Grosvenor and James Judd opt for the 1924 jazz band scoring of Rhapsody in Blue. I’m glad about that because I much prefer to hear the work in Ferde Grofé’s superb scoring. In this performance the RLPO’s clarinettist launches proceedings with panache and relish – and we’re off! It sounds as if everyone’s having a ball in this performance. The orchestral parts really fizz and Grosvenor’s playing has sparkle and wit. Furthermore, both pianist and the ensemble players clearly revel in the famous Big Tune when it arrives – though without milking it.

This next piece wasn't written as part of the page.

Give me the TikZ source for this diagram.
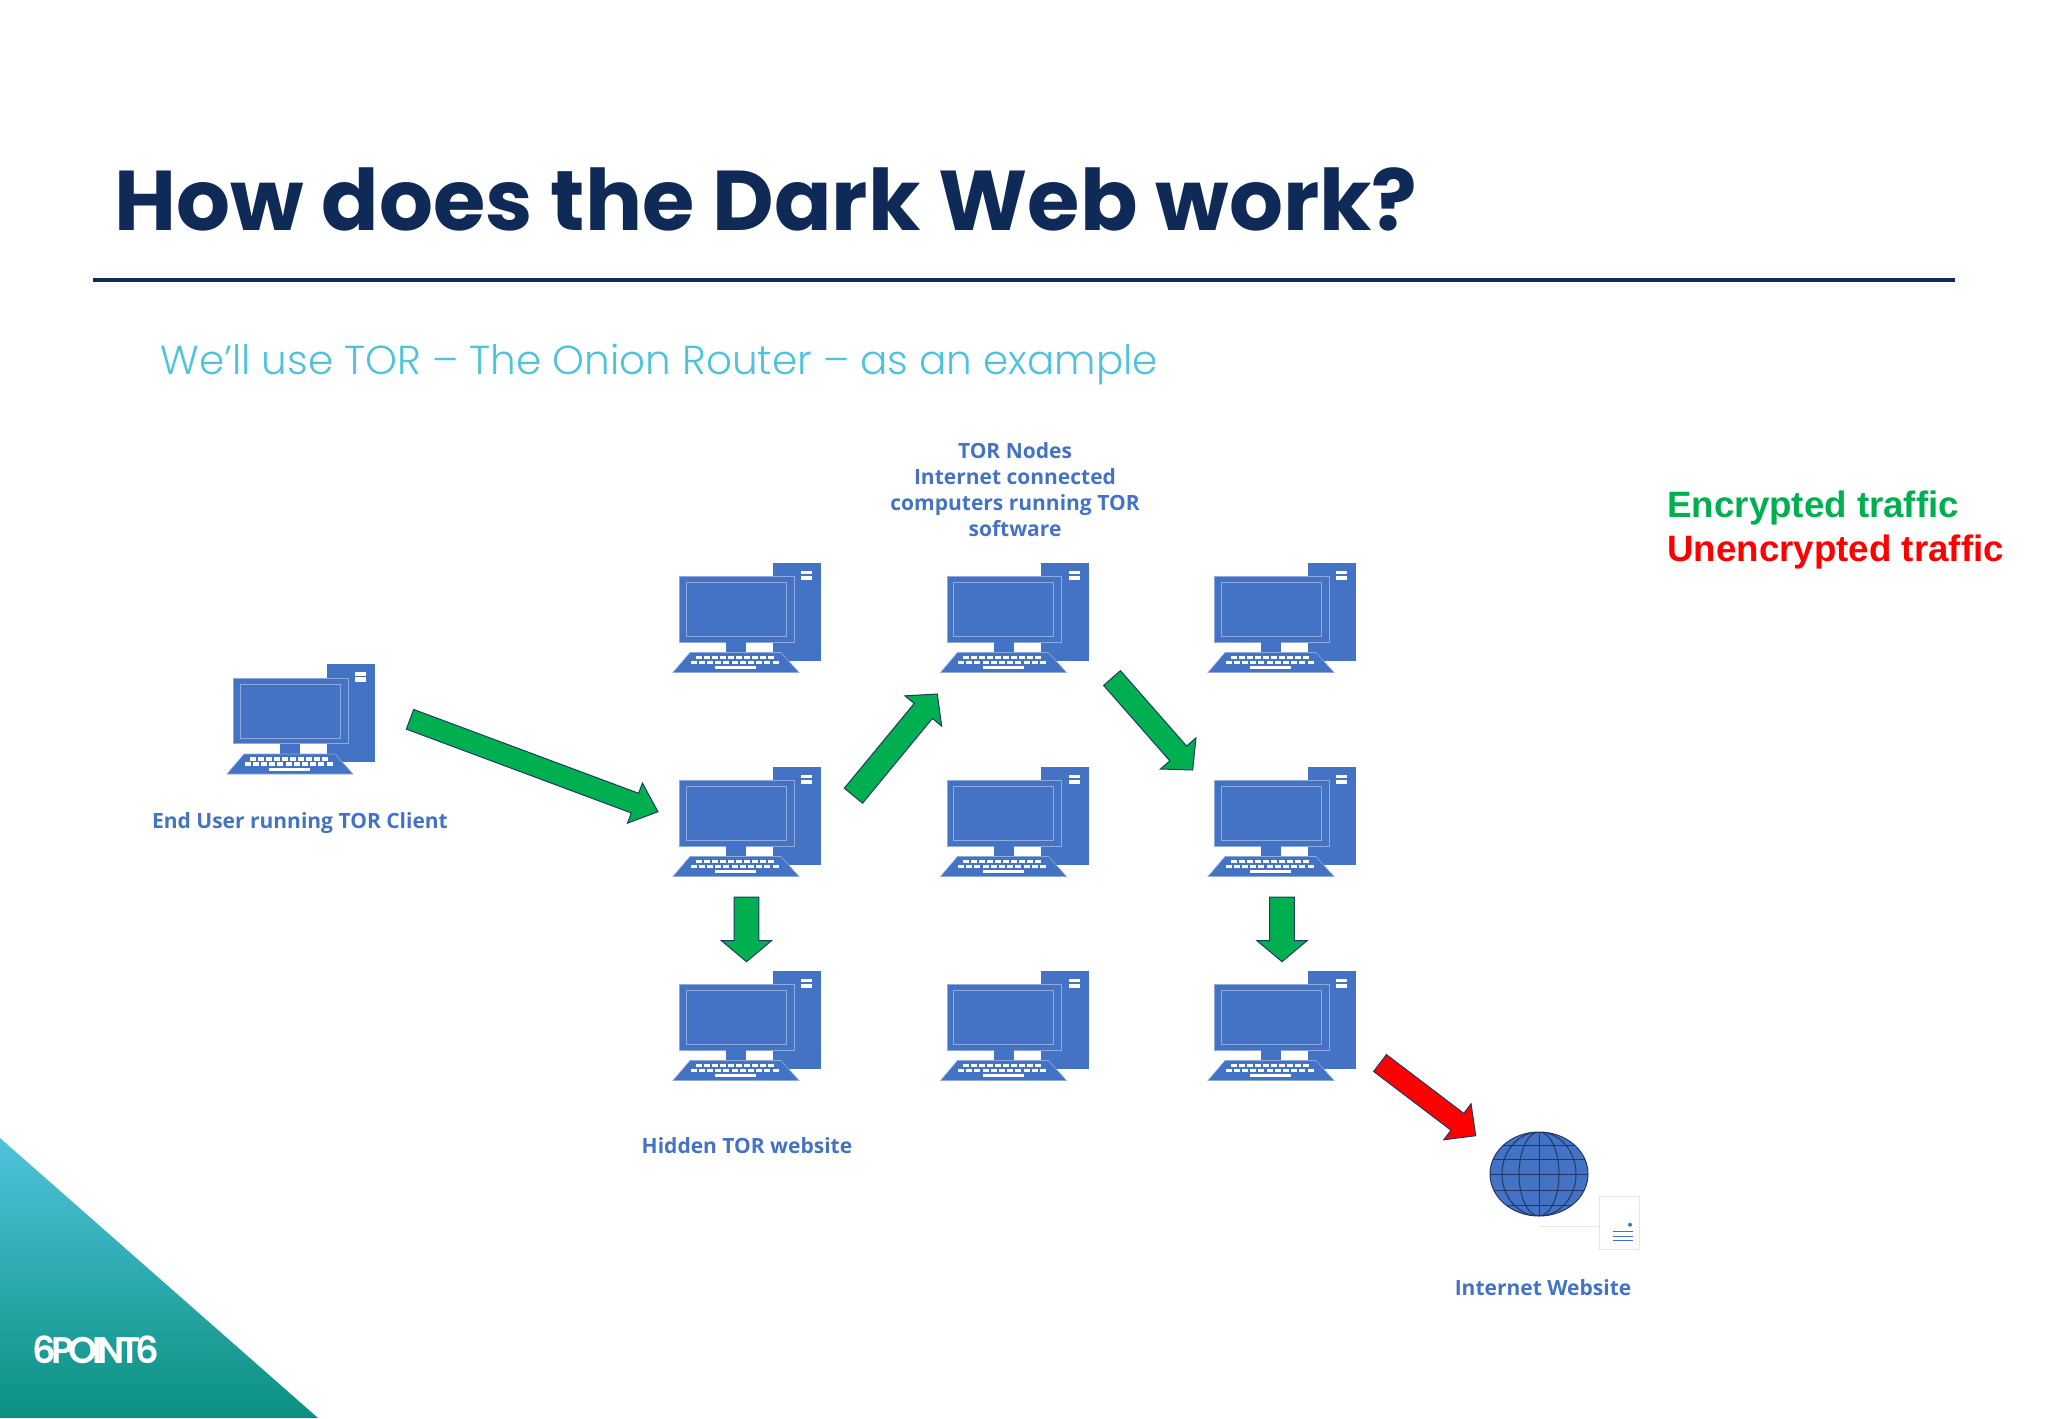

The whole performance has great pizzazz and I really enjoyed it.
 
Grosvenor adds a little encore by each of his three chosen composers and the selection of encores proves inspired. I love the way that he’s gone slightly off the beaten track for each one. The only original is the Ravel piece. This is a tiny little Prelude that Ravel wrote in 1913 as a sight-reading test for the Paris Conservatoire. Slight it may be but it’s written with the composer’s trademark delicacy and elegance. It’s a fastidious miniature and a delightful foil to the concerto. The other two encores are arrangements of original pieces by third parties. Godowsky’s arrangement of Saint-Saëns’ celebrated cello melody acknowledges that the piano can’t sustain a note in the way that a stringed instrument can. Godowsky’s solution is to clothe the melody in elaborate decoration. The result is a much more elaborate confection. It’s slightly disconcerting to hear the melody played in a higher register than usual but, as Benjamin Grosvenor says, the arrangement is “deliciously free” and he plays it delightfully. If you think Godowsky’s take on Saint-Saëns is elaborate wait till you hear what Percy Grainger does with Gershwin’s Love Walked In! It’s a truly flamboyant homage to a great song and quite possibly only Grainger would have been quite so daring – and got away with it!
 
So, there’s excellent piano playing to enjoy throughout this disc. In the three orchestral items James Judd secures responsive and keen playing from the RLPO; the orchestra is on top form.
 
The recordings have been made in The Friary. This is a former Roman Catholic church in Liverpool. Refurbished with help from the European Union, it has been turned into a rehearsal and recording facility for the RLPO and other Liverpool musical organisations. Though it’s been open since 2009 I haven’t come across a recording from this source until now. The results are pleasing and well-suited to the repertoire on this disc, not least because the acoustic sounds tighter and less spacious than the orchestra’s usual recording venue, the Philharmonic Hall. The Decca engineers have achieved very good results.
 
If I had to use one word to describe this disc it would be “entertaining”. It’s been a delight to sit back, relax and simply enjoy the music making on this disc. I daresay that in time Benjamin Grosvenor will turn his attention to the ‘big beasts’ of the concerto repertoire – Beethoven, Brahms, Rachmaninov and the like. I look forward to hearing him in such repertoire, of course, but I hope he never loses in his playing the sense of sheer pleasure that’s such a feature of this disc. For once I don’t feel it’s out of place to say ‘enjoy!’